**** Source material

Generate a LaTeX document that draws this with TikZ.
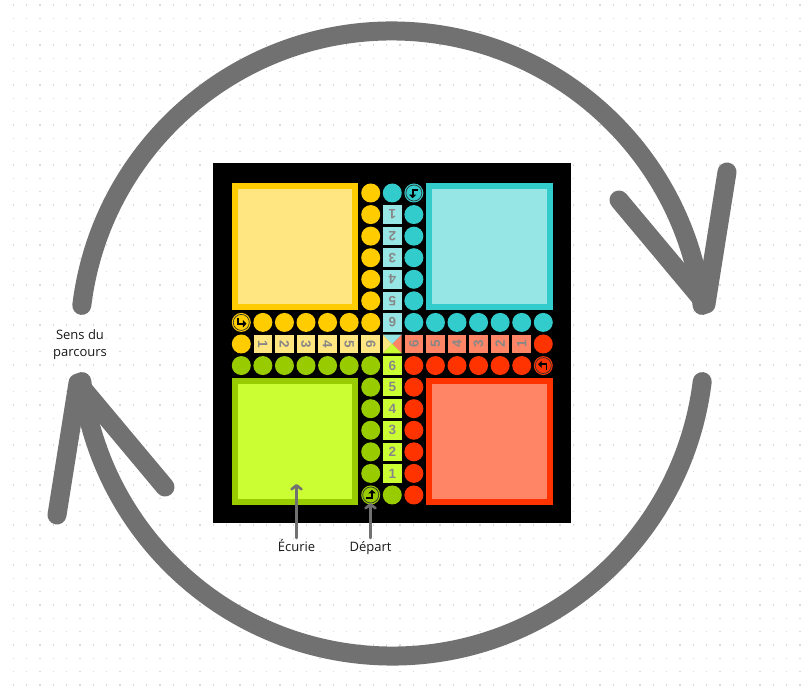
\documentclass[tikz,border=0pt]{standalone}
\usepackage{fontspec}
\setmainfont{Open Sans}
\newfontfamily\chiffres{Liberation Sans}
\usetikzlibrary{arrows.meta}
\definecolor{ydark}{HTML}{FFCC00}
\definecolor{ylight}{HTML}{FFE680}
\definecolor{cdark}{HTML}{33CCCC}
\definecolor{clight}{HTML}{96E6E6}
\definecolor{gdark}{HTML}{99CC00}
\definecolor{glight}{HTML}{CCFF33}
\definecolor{rdark}{HTML}{FF3300}
\definecolor{rlight}{HTML}{FF8566}
\definecolor{fleche}{HTML}{717171}
\definecolor{chiffre}{HTML}{878787}
\definecolor{pointille}{HTML}{DADADA}
\tikzset{
	sens/.style={fleche, line width=19pt, line cap=round, line join=round},
	renvoi/.style={fleche, line width=2.6pt, line cap=round, -{Straight Barb[length=4pt,width=10pt,round]}},
	legende/.style={font=\fontsize{13}{17}\selectfont, text=black!90},
	case/.style={minimum size=18.5pt, inner sep=0pt, font=\chiffres\bfseries\fontsize{13.5}{13.5}\selectfont, text=chiffre},
	pion/.style={radius=9.5pt}
}
\begin{document}
\begin{tikzpicture}[x=1pt,y=1pt]
	\useasboundingbox (0,0) rectangle (803,-687);
	\fill[white] (0,0) rectangle (803,-687);
	% fond
	\foreach \i in {1,...,60}
		\foreach \j in {0,...,51}
			\fill[pointille] (13.333*\i-0.7,-5.7-13.333*\j) rectangle ++(1.4,1.4);
	% sens du parcours
	\foreach \r in {0,180} {
		\begin{scope}[rotate around={\r:(392,-343.5)}]
			\draw[sens] (81.8,-305.4) arc[start angle=173, end angle=7, radius=312.5];
			\draw[sens] (619,-200) -- (706,-304) -- (727,-172);
		\end{scope}
	}
	% plateau
	\fill[black] (213,-163) rectangle (571,-523);
	\begin{scope}[shift={(241.3,-193)}, x=21.57pt, y=-21.57pt]
		\foreach \q/\fonce/\clair in {0/ydark/ylight, 1/cdark/clight, 2/rdark/rlight, 3/gdark/glight} {
			\begin{scope}[rotate around={-90*\q:(7,7)}, transform shape]
				\draw[\fonce, fill=\clair, line width=6pt] (-0.31,-0.31) rectangle (5.29,5.29);
				\foreach \k in {0,...,6} \fill[\fonce] (6,\k) circle[pion];
				\foreach \k in {0,...,5} \fill[\fonce] (\k,6) circle[pion];
				\fill[\fonce] (0,7) circle[pion];
				\foreach \k in {1,...,6} \node[case, fill=\clair, rotate=-90] (n\q\k) at (\k,7) {\k};
				\fill[\clair] (7,7) -- (6.57,6.57) -- (6.57,7.43) -- cycle;
				% case de depart
				\draw[black!80, line width=0.7pt] (0,6) circle[radius=8pt];
				\begin{scope}[shift={(0,6)}]
					\draw[black, line width=1.9pt, -{Triangle[length=3.5pt,width=7pt]}] (-0.15,-0.2) -- (-0.15,0.06) -- (0.24,0.06);
				\end{scope}
			\end{scope}
		}
	\end{scope}
	% legendes
	\node[legende, align=center] (sens) at (80,-345) {Sens du\\parcours};
	\node[legende, text height=10pt, text depth=3pt] (ecurie) at (296.5,-548) {Écurie};
	\node[legende, text height=10pt, text depth=3pt] (depart) at (370.5,-548) {Départ};
	\coordinate (pointe ecurie) at (296.5,-484);
	\coordinate (pointe depart) at (370.5,-503);
	\draw[renvoi] (ecurie) -- (pointe ecurie);
	\draw[renvoi] (depart) -- (pointe depart);
\end{tikzpicture}
\end{document}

********

- [Work required] Copy the material shown above in full and exactly. Skip the pictures.

- [Output for this exercise]
Generate a LaTeX document that draws this with TikZ.
\documentclass[tikz,border=0pt]{standalone}
\usepackage{fontspec}
\setmainfont{Open Sans}
\newfontfamily\chiffres{Liberation Sans}
\usetikzlibrary{arrows.meta}
\definecolor{ydark}{HTML}{FFCC00}
\definecolor{ylight}{HTML}{FFE680}
\definecolor{cdark}{HTML}{33CCCC}
\definecolor{clight}{HTML}{96E6E6}
\definecolor{gdark}{HTML}{99CC00}
\definecolor{glight}{HTML}{CCFF33}
\definecolor{rdark}{HTML}{FF3300}
\definecolor{rlight}{HTML}{FF8566}
\definecolor{fleche}{HTML}{717171}
\definecolor{chiffre}{HTML}{878787}
\definecolor{pointille}{HTML}{DADADA}
\tikzset{
	sens/.style={fleche, line width=19pt, line cap=round, line join=round},
	renvoi/.style={fleche, line width=2.6pt, line cap=round, -{Straight Barb[length=4pt,width=10pt,round]}},
	legende/.style={font=\fontsize{13}{17}\selectfont, text=black!90},
	case/.style={minimum size=18.5pt, inner sep=0pt, font=\chiffres\bfseries\fontsize{13.5}{13.5}\selectfont, text=chiffre},
	pion/.style={radius=9.5pt}
}
\begin{document}
\begin{tikzpicture}[x=1pt,y=1pt]
	\useasboundingbox (0,0) rectangle (803,-687);
	\fill[white] (0,0) rectangle (803,-687);
	% fond
	\foreach \i in {1,...,60}
		\foreach \j in {0,...,51}
			\fill[pointille] (13.333*\i-0.7,-5.7-13.333*\j) rectangle ++(1.4,1.4);
	% sens du parcours
	\foreach \r in {0,180} {
		\begin{scope}[rotate around={\r:(392,-343.5)}]
			\draw[sens] (81.8,-305.4) arc[start angle=173, end angle=7, radius=312.5];
			\draw[sens] (619,-200) -- (706,-304) -- (727,-172);
		\end{scope}
	}
	% plateau
	\fill[black] (213,-163) rectangle (571,-523);
	\begin{scope}[shift={(241.3,-193)}, x=21.57pt, y=-21.57pt]
		\foreach \q/\fonce/\clair in {0/ydark/ylight, 1/cdark/clight, 2/rdark/rlight, 3/gdark/glight} {
			\begin{scope}[rotate around={-90*\q:(7,7)}, transform shape]
				\draw[\fonce, fill=\clair, line width=6pt] (-0.31,-0.31) rectangle (5.29,5.29);
				\foreach \k in {0,...,6} \fill[\fonce] (6,\k) circle[pion];
				\foreach \k in {0,...,5} \fill[\fonce] (\k,6) circle[pion];
				\fill[\fonce] (0,7) circle[pion];
				\foreach \k in {1,...,6} \node[case, fill=\clair, rotate=-90] (n\q\k) at (\k,7) {\k};
				\fill[\clair] (7,7) -- (6.57,6.57) -- (6.57,7.43) -- cycle;
				% case de depart
				\draw[black!80, line width=0.7pt] (0,6) circle[radius=8pt];
				\begin{scope}[shift={(0,6)}]
					\draw[black, line width=1.9pt, -{Triangle[length=3.5pt,width=7pt]}] (-0.15,-0.2) -- (-0.15,0.06) -- (0.24,0.06);
				\end{scope}
			\end{scope}
		}
	\end{scope}
	% legendes
	\node[legende, align=center] (sens) at (80,-345) {Sens du\\parcours};
	\node[legende, text height=10pt, text depth=3pt] (ecurie) at (296.5,-548) {Écurie};
	\node[legende, text height=10pt, text depth=3pt] (depart) at (370.5,-548) {Départ};
	\coordinate (pointe ecurie) at (296.5,-484);
	\coordinate (pointe depart) at (370.5,-503);
	\draw[renvoi] (ecurie) -- (pointe ecurie);
	\draw[renvoi] (depart) -- (pointe depart);
\end{tikzpicture}
\end{document}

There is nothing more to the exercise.